TASK: In the listing that follows, retype every line from the first through the one containing "(0,0) rectangle (418,436);". Pictures are to be left out.

** Start of RECORDED INFORMATION **

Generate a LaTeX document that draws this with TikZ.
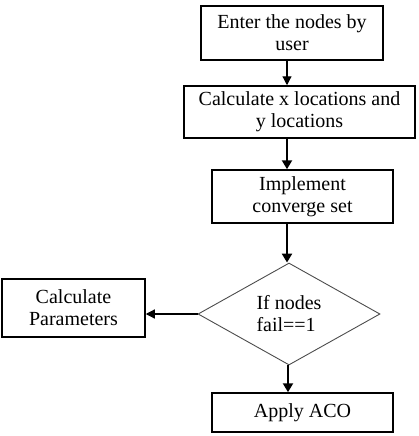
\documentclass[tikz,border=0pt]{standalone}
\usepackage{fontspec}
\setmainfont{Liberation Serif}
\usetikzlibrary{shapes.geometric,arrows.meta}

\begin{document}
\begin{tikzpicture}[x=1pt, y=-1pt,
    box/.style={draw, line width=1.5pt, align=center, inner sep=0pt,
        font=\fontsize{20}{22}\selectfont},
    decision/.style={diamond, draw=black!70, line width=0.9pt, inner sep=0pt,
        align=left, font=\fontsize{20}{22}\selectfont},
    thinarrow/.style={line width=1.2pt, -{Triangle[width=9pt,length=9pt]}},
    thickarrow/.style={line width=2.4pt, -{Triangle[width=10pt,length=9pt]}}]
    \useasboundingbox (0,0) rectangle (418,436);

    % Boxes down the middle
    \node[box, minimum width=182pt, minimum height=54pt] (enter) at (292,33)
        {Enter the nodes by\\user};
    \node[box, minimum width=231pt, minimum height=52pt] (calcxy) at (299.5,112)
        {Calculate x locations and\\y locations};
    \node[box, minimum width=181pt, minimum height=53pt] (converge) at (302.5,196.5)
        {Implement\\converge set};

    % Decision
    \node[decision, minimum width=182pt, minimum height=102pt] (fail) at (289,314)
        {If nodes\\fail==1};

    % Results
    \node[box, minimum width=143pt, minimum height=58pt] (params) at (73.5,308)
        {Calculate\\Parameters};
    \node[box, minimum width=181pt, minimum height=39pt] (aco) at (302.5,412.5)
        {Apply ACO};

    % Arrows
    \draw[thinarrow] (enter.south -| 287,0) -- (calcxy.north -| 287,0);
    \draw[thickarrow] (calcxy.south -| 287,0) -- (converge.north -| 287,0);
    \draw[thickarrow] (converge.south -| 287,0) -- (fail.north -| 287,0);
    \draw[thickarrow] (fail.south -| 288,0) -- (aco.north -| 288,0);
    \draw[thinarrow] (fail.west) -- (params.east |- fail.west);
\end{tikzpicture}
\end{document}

** End of RECORDED INFORMATION **

FINAL RESULT:
Generate a LaTeX document that draws this with TikZ.
\documentclass[tikz,border=0pt]{standalone}
\usepackage{fontspec}
\setmainfont{Liberation Serif}
\usetikzlibrary{shapes.geometric,arrows.meta}

\begin{document}
\begin{tikzpicture}[x=1pt, y=-1pt,
    box/.style={draw, line width=1.5pt, align=center, inner sep=0pt,
        font=\fontsize{20}{22}\selectfont},
    decision/.style={diamond, draw=black!70, line width=0.9pt, inner sep=0pt,
        align=left, font=\fontsize{20}{22}\selectfont},
    thinarrow/.style={line width=1.2pt, -{Triangle[width=9pt,length=9pt]}},
    thickarrow/.style={line width=2.4pt, -{Triangle[width=10pt,length=9pt]}}]
    \useasboundingbox (0,0) rectangle (418,436);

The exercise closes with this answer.